-- Begin DATASET EXTRACT --

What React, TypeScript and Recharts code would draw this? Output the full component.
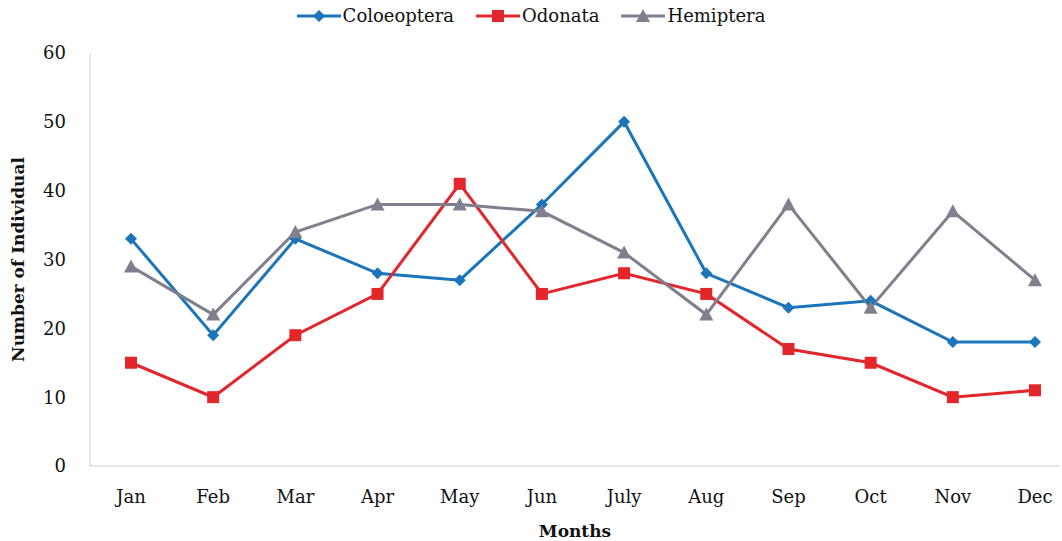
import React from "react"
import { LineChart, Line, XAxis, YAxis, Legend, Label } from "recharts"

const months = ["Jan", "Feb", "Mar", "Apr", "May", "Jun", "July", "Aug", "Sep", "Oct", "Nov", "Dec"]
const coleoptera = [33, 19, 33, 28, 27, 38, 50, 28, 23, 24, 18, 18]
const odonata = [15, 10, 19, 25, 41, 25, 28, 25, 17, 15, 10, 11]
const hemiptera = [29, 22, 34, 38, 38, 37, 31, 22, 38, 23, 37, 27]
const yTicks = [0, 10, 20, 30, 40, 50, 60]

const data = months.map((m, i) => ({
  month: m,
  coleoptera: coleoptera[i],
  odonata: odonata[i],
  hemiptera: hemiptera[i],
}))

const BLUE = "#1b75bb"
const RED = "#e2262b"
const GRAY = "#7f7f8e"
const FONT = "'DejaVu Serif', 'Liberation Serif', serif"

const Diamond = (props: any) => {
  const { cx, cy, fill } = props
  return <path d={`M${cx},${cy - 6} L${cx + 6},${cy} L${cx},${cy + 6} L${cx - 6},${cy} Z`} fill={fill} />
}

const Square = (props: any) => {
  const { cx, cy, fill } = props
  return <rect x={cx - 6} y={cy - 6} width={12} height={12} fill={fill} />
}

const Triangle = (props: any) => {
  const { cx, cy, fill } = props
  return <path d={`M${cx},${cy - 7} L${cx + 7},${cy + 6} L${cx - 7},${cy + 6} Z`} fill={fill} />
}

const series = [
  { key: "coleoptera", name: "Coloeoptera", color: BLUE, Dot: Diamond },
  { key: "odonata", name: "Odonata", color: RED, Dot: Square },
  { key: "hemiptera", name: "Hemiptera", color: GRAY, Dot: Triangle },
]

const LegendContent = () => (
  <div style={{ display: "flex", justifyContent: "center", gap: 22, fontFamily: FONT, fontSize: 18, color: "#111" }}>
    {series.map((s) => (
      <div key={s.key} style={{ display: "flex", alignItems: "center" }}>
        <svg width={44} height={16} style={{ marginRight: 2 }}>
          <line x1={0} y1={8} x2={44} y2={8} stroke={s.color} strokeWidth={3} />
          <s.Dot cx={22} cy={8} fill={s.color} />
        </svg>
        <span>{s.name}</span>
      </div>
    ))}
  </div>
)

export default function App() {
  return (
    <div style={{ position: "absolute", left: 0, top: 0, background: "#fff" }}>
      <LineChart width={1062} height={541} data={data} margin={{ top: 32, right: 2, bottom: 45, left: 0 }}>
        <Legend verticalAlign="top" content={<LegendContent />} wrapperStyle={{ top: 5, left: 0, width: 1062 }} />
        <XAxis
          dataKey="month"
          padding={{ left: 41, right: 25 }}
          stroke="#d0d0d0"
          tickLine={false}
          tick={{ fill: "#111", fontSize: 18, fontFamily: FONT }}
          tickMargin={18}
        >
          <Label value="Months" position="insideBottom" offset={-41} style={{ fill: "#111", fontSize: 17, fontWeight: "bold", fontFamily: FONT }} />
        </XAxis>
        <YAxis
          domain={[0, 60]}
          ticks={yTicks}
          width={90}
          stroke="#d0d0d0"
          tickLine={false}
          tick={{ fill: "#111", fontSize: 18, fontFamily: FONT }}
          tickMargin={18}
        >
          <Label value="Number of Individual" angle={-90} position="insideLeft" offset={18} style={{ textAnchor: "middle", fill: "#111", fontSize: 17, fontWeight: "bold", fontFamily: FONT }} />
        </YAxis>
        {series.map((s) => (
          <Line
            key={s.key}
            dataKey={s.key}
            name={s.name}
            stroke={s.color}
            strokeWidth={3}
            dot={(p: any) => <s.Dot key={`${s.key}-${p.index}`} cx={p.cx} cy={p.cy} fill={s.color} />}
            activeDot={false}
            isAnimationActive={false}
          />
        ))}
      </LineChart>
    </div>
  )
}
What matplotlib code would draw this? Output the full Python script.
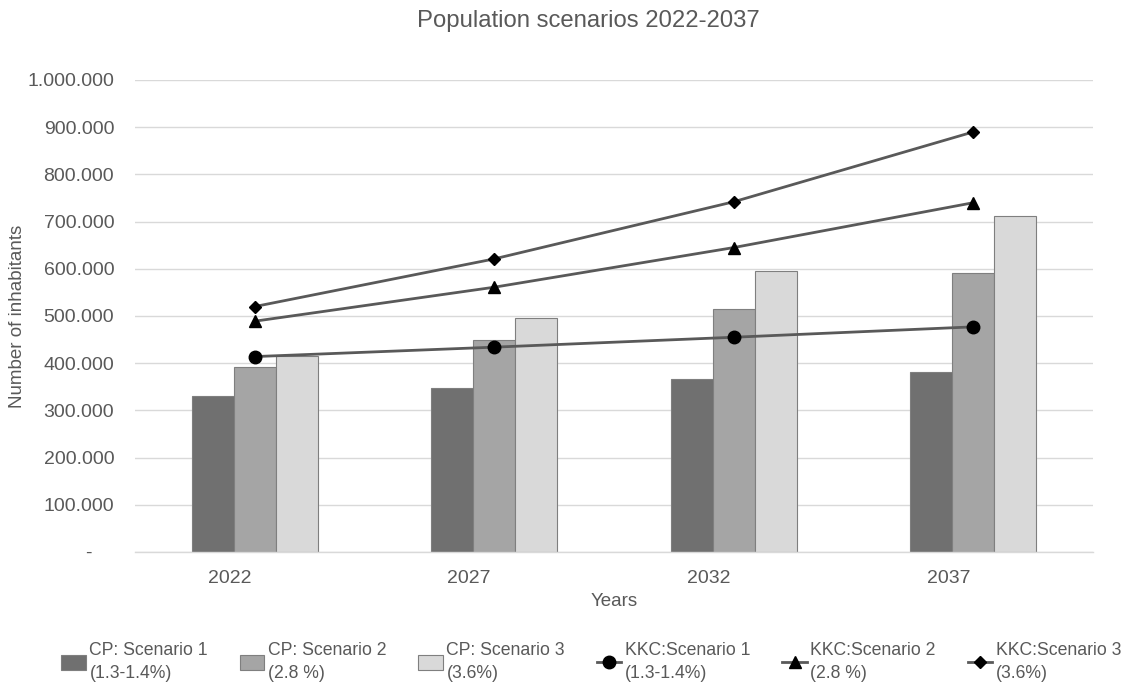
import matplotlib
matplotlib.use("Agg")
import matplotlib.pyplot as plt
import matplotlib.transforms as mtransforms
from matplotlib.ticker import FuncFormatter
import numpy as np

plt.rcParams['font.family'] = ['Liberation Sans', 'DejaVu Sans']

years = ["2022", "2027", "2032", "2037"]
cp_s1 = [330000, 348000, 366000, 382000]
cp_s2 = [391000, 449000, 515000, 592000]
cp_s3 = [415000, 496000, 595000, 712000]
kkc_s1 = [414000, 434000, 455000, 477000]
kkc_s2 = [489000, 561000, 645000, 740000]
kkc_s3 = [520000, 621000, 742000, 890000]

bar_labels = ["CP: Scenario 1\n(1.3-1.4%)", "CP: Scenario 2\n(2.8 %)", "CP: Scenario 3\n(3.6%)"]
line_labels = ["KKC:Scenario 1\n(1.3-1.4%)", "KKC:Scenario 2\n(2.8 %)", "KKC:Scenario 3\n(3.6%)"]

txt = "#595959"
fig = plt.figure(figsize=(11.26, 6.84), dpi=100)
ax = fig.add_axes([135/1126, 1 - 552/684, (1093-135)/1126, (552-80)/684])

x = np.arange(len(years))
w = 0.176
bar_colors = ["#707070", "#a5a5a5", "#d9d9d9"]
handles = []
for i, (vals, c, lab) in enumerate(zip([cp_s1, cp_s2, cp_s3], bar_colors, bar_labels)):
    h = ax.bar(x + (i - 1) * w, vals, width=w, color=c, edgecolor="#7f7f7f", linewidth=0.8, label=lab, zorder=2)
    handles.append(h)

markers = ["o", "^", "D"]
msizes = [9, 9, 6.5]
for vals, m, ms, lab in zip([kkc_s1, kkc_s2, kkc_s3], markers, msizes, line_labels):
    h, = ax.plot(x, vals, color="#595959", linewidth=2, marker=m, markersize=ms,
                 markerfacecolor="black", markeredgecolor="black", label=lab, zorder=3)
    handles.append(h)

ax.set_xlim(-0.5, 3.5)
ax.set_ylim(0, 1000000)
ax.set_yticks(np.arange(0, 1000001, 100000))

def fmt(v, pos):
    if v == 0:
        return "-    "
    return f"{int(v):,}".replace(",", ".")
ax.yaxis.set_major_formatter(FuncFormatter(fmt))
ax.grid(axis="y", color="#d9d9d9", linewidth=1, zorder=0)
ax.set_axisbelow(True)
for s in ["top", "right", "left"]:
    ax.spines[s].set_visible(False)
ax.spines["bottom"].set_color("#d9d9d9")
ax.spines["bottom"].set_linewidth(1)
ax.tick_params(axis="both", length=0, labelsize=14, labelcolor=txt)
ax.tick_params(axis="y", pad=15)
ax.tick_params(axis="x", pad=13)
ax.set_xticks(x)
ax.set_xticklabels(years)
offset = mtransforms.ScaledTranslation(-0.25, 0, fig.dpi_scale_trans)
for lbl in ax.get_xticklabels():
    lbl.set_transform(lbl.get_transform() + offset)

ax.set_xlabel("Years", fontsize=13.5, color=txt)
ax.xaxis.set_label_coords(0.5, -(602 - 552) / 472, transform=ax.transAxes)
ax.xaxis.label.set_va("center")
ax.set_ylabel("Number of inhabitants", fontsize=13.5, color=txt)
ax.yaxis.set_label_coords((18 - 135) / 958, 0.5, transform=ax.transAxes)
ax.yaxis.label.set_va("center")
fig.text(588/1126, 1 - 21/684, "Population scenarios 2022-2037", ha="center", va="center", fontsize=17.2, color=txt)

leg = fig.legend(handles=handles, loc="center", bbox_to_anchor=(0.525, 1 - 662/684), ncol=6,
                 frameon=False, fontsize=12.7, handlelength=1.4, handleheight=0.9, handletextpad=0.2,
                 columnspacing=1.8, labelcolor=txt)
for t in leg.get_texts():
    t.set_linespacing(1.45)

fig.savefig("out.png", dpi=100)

-- End DATASET EXTRACT --

- [YOUR GOAL]
Above are the records; reproduce them exactly and leave out the pictures.

- [RESPONSE TO THE EXERCISE]
What React, TypeScript and Recharts code would draw this? Output the full component.
import React from "react"
import { LineChart, Line, XAxis, YAxis, Legend, Label } from "recharts"

const months = ["Jan", "Feb", "Mar", "Apr", "May", "Jun", "July", "Aug", "Sep", "Oct", "Nov", "Dec"]
const coleoptera = [33, 19, 33, 28, 27, 38, 50, 28, 23, 24, 18, 18]
const odonata = [15, 10, 19, 25, 41, 25, 28, 25, 17, 15, 10, 11]
const hemiptera = [29, 22, 34, 38, 38, 37, 31, 22, 38, 23, 37, 27]
const yTicks = [0, 10, 20, 30, 40, 50, 60]

const data = months.map((m, i) => ({
  month: m,
  coleoptera: coleoptera[i],
  odonata: odonata[i],
  hemiptera: hemiptera[i],
}))

const BLUE = "#1b75bb"
const RED = "#e2262b"
const GRAY = "#7f7f8e"
const FONT = "'DejaVu Serif', 'Liberation Serif', serif"

const Diamond = (props: any) => {
  const { cx, cy, fill } = props
  return <path d={`M${cx},${cy - 6} L${cx + 6},${cy} L${cx},${cy + 6} L${cx - 6},${cy} Z`} fill={fill} />
}

const Square = (props: any) => {
  const { cx, cy, fill } = props
  return <rect x={cx - 6} y={cy - 6} width={12} height={12} fill={fill} />
}

const Triangle = (props: any) => {
  const { cx, cy, fill } = props
  return <path d={`M${cx},${cy - 7} L${cx + 7},${cy + 6} L${cx - 7},${cy + 6} Z`} fill={fill} />
}

const series = [
  { key: "coleoptera", name: "Coloeoptera", color: BLUE, Dot: Diamond },
  { key: "odonata", name: "Odonata", color: RED, Dot: Square },
  { key: "hemiptera", name: "Hemiptera", color: GRAY, Dot: Triangle },
]

const LegendContent = () => (
  <div style={{ display: "flex", justifyContent: "center", gap: 22, fontFamily: FONT, fontSize: 18, color: "#111" }}>
    {series.map((s) => (
      <div key={s.key} style={{ display: "flex", alignItems: "center" }}>
        <svg width={44} height={16} style={{ marginRight: 2 }}>
          <line x1={0} y1={8} x2={44} y2={8} stroke={s.color} strokeWidth={3} />
          <s.Dot cx={22} cy={8} fill={s.color} />
        </svg>
        <span>{s.name}</span>
      </div>
    ))}
  </div>
)

export default function App() {
  return (
    <div style={{ position: "absolute", left: 0, top: 0, background: "#fff" }}>
      <LineChart width={1062} height={541} data={data} margin={{ top: 32, right: 2, bottom: 45, left: 0 }}>
        <Legend verticalAlign="top" content={<LegendContent />} wrapperStyle={{ top: 5, left: 0, width: 1062 }} />
        <XAxis
          dataKey="month"
          padding={{ left: 41, right: 25 }}
          stroke="#d0d0d0"
          tickLine={false}
          tick={{ fill: "#111", fontSize: 18, fontFamily: FONT }}
          tickMargin={18}
        >
          <Label value="Months" position="insideBottom" offset={-41} style={{ fill: "#111", fontSize: 17, fontWeight: "bold", fontFamily: FONT }} />
        </XAxis>
        <YAxis
          domain={[0, 60]}
          ticks={yTicks}
          width={90}
          stroke="#d0d0d0"
          tickLine={false}
          tick={{ fill: "#111", fontSize: 18, fontFamily: FONT }}
          tickMargin={18}
        >
          <Label value="Number of Individual" angle={-90} position="insideLeft" offset={18} style={{ textAnchor: "middle", fill: "#111", fontSize: 17, fontWeight: "bold", fontFamily: FONT }} />
        </YAxis>
        {series.map((s) => (
          <Line
            key={s.key}
            dataKey={s.key}
            name={s.name}
            stroke={s.color}
            strokeWidth={3}
            dot={(p: any) => <s.Dot key={`${s.key}-${p.index}`} cx={p.cx} cy={p.cy} fill={s.color} />}
            activeDot={false}
            isAnimationActive={false}
          />
        ))}
      </LineChart>
    </div>
  )
}
What matplotlib code would draw this? Output the full Python script.
import matplotlib
matplotlib.use("Agg")
import matplotlib.pyplot as plt
import matplotlib.transforms as mtransforms
from matplotlib.ticker import FuncFormatter
import numpy as np

plt.rcParams['font.family'] = ['Liberation Sans', 'DejaVu Sans']

years = ["2022", "2027", "2032", "2037"]
cp_s1 = [330000, 348000, 366000, 382000]
cp_s2 = [391000, 449000, 515000, 592000]
cp_s3 = [415000, 496000, 595000, 712000]
kkc_s1 = [414000, 434000, 455000, 477000]
kkc_s2 = [489000, 561000, 645000, 740000]
kkc_s3 = [520000, 621000, 742000, 890000]

bar_labels = ["CP: Scenario 1\n(1.3-1.4%)", "CP: Scenario 2\n(2.8 %)", "CP: Scenario 3\n(3.6%)"]
line_labels = ["KKC:Scenario 1\n(1.3-1.4%)", "KKC:Scenario 2\n(2.8 %)", "KKC:Scenario 3\n(3.6%)"]

txt = "#595959"
fig = plt.figure(figsize=(11.26, 6.84), dpi=100)
ax = fig.add_axes([135/1126, 1 - 552/684, (1093-135)/1126, (552-80)/684])

x = np.arange(len(years))
w = 0.176
bar_colors = ["#707070", "#a5a5a5", "#d9d9d9"]
handles = []
for i, (vals, c, lab) in enumerate(zip([cp_s1, cp_s2, cp_s3], bar_colors, bar_labels)):
    h = ax.bar(x + (i - 1) * w, vals, width=w, color=c, edgecolor="#7f7f7f", linewidth=0.8, label=lab, zorder=2)
    handles.append(h)

markers = ["o", "^", "D"]
msizes = [9, 9, 6.5]
for vals, m, ms, lab in zip([kkc_s1, kkc_s2, kkc_s3], markers, msizes, line_labels):
    h, = ax.plot(x, vals, color="#595959", linewidth=2, marker=m, markersize=ms,
                 markerfacecolor="black", markeredgecolor="black", label=lab, zorder=3)
    handles.append(h)

ax.set_xlim(-0.5, 3.5)
ax.set_ylim(0, 1000000)
ax.set_yticks(np.arange(0, 1000001, 100000))

def fmt(v, pos):
    if v == 0:
        return "-    "
    return f"{int(v):,}".replace(",", ".")
ax.yaxis.set_major_formatter(FuncFormatter(fmt))
ax.grid(axis="y", color="#d9d9d9", linewidth=1, zorder=0)
ax.set_axisbelow(True)
for s in ["top", "right", "left"]:
    ax.spines[s].set_visible(False)
ax.spines["bottom"].set_color("#d9d9d9")
ax.spines["bottom"].set_linewidth(1)
ax.tick_params(axis="both", length=0, labelsize=14, labelcolor=txt)
ax.tick_params(axis="y", pad=15)
ax.tick_params(axis="x", pad=13)
ax.set_xticks(x)
ax.set_xticklabels(years)
offset = mtransforms.ScaledTranslation(-0.25, 0, fig.dpi_scale_trans)
for lbl in ax.get_xticklabels():
    lbl.set_transform(lbl.get_transform() + offset)

ax.set_xlabel("Years", fontsize=13.5, color=txt)
ax.xaxis.set_label_coords(0.5, -(602 - 552) / 472, transform=ax.transAxes)
ax.xaxis.label.set_va("center")
ax.set_ylabel("Number of inhabitants", fontsize=13.5, color=txt)
ax.yaxis.set_label_coords((18 - 135) / 958, 0.5, transform=ax.transAxes)
ax.yaxis.label.set_va("center")
fig.text(588/1126, 1 - 21/684, "Population scenarios 2022-2037", ha="center", va="center", fontsize=17.2, color=txt)

leg = fig.legend(handles=handles, loc="center", bbox_to_anchor=(0.525, 1 - 662/684), ncol=6,
                 frameon=False, fontsize=12.7, handlelength=1.4, handleheight=0.9, handletextpad=0.2,
                 columnspacing=1.8, labelcolor=txt)
for t in leg.get_texts():
    t.set_linespacing(1.45)

fig.savefig("out.png", dpi=100)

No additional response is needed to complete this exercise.